Ever since investors started talking about property openly, accountants have been advising their clients how to buy property, but they have been providing them with the wrong advice.
You see, their advice and modelling has always been around tax minimisation and not about wealth creation.
In fact, wealth creation seemed to be a by-product rather than the end-game.
However, what if we flipped it on its head and went against the grain?
What I am talking about is paying your tax-deductible debt off first.
That’s right, pay off your investment properties before you pay off the mortgage on your own home.
Controversial? Yes! Logical? Absolutely!
Here’s the rationale:
Let’s say you had $2 million worth-of debt – $1 million on your home and $1 million on your investment properties, which was bringing in $80,000 in gross rental income with interest rates of five per cent as an example.

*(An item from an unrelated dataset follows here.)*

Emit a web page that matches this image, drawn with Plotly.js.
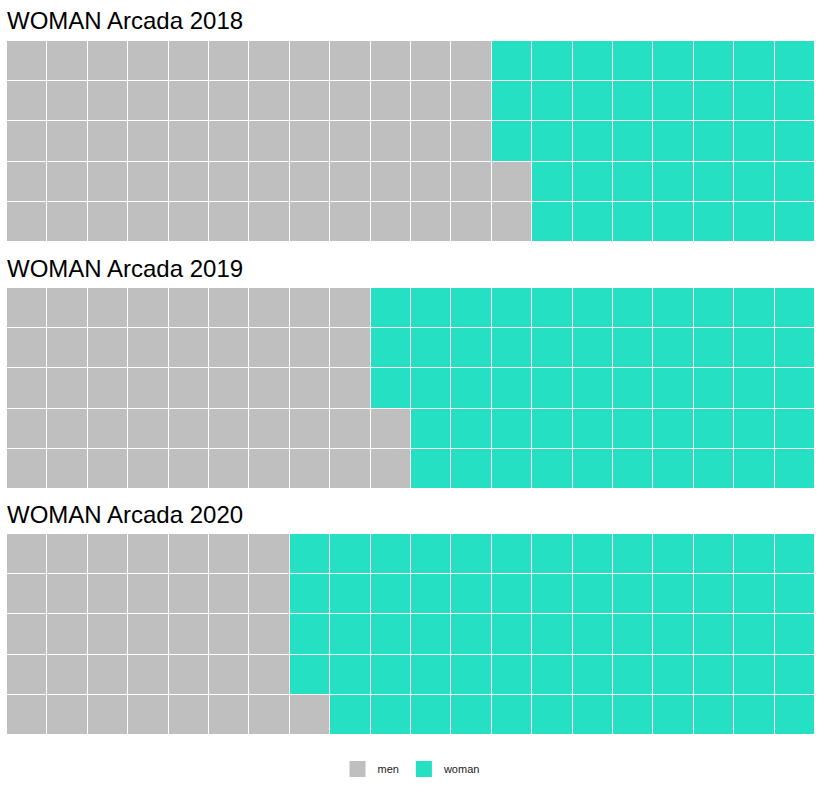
<!DOCTYPE html>
<html>
<head>
<meta charset="utf-8">
<script src="https://cdn.plot.ly/plotly-3.0.1.min.js"></script>
<style>html,body{margin:0;padding:0;background:#fff;}#chart{width:823px;height:800px;}</style>
</head>
<body>
<div id="chart"></div>
<script>
// Data (counts out of 100 squares)
const years = ['2018', '2019', '2020'];
const menCounts = [62, 47, 36];
const womanCounts = [38, 53, 64];
const categories = ['men', 'woman'];
const colors = ['#bfbfbf', '#25e0c2'];

const nCols = 20, nRows = 5;
const W = 823, H = 800;
const panelsPx = [[41, 242], [288, 489], [534, 735]];
const titleYPx = [21, 268, 514];

const traces = [];
const layout = {
  width: W, height: H,
  margin: {l: 0, r: 0, t: 0, b: 0},
  paper_bgcolor: '#ffffff', plot_bgcolor: '#ffffff',
  font: {family: 'Liberation Sans, Arial, sans-serif', color: '#1a1a1a'},
  showlegend: true,
  legend: {orientation: 'h', x: 0.5, xanchor: 'center', y: 1 - 769 / H, yanchor: 'middle',
           font: {size: 11, color: '#1a1a1a'}, itemsizing: 'trace', itemwidth: 30},
  annotations: []
};

years.forEach((yr, p) => {
  const z = [];
  for (let r = 0; r < nRows; r++) {
    const row = [];
    for (let c = 0; c < nCols; c++) {
      const idx = c * nRows + r;
      row.push(idx < menCounts[p] ? 0 : 1);
    }
    z.push(row);
  }
  const ax = p === 0 ? '' : String(p + 1);
  traces.push({
    type: 'heatmap', z: z,
    x: Array.from({length: nCols}, (_, i) => i),
    y: Array.from({length: nRows}, (_, i) => i),
    xaxis: 'x' + ax, yaxis: 'y' + ax,
    zmin: 0, zmax: 1,
    colorscale: [[0, colors[0]], [0.5, colors[0]], [0.5, colors[1]], [1, colors[1]]],
    showscale: false, xgap: 1, ygap: 1, hoverinfo: 'skip', showlegend: false
  });
  const [top, bot] = panelsPx[p];
  const axCommon = {showgrid: false, zeroline: false, showticklabels: false, ticks: '', showline: false, fixedrange: true};
  layout['xaxis' + ax] = Object.assign({domain: [7 / W, 815 / W], range: [-0.5, nCols - 0.5], anchor: 'y' + ax}, axCommon);
  layout['yaxis' + ax] = Object.assign({domain: [1 - bot / H, 1 - top / H], range: [-0.5, nRows - 0.5], anchor: 'x' + ax}, axCommon);
  layout.annotations.push({
    text: 'WOMAN Arcada ' + yr, xref: 'paper', yref: 'paper',
    x: 5 / W, y: 1 - titleYPx[p] / H, xanchor: 'left', yanchor: 'middle',
    showarrow: false, font: {family: 'Liberation Sans, Arial, sans-serif', size: 24, color: '#000000'}
  });
});

categories.forEach((cat, i) => {
  traces.push({
    type: 'scatter', mode: 'markers', x: [null], y: [null], name: cat,
    marker: {symbol: 'square', size: 22, color: colors[i]},
    xaxis: 'x', yaxis: 'y', showlegend: true, hoverinfo: 'skip'
  });
});

Plotly.newPlot('chart', traces, layout, {displayModeBar: false, staticPlot: true});
</script>
</body>
</html>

If you paid off your home first, sure, you don’t have to come up with $50,000 a year to pay the interest component on that loan.
That is, you don’t have to have a, job which is arguably giving you more than $50,000 a year in after-tax income.
However, if you paid off your investment properties first instead, the scenario changes.
Of course, you don’t have to come up with the money towards the interest on the investment loan, which was being paid via rent anyway.
So, if there is no debt, that $80,000 of gross rent is now coming directly to you.
If you take 20 per cent away for your portfolio’s running costs, you have $64,000 coming your way!
You still have home debt, which needs some $50,000 to service it, but you actually don’t have to work for it!
That means you could cut back on work hours such as one of you can stop working, or you may choose to continue working for the next decade to fully pay off your loans and actually retire early.
Have we created a tax problem by doing this?
Absolutely, because we are earning more income, so we are paying more tax, but it’s like having another job to help pay off your loans.
The reason we baulk at this concept is that we have been indoctrinated with tax minimisation and not with wealth creation.
The thing is, to get a different result, we need to do things differently than we’ve been taught in the past.
That is simple property investment strategy evolution.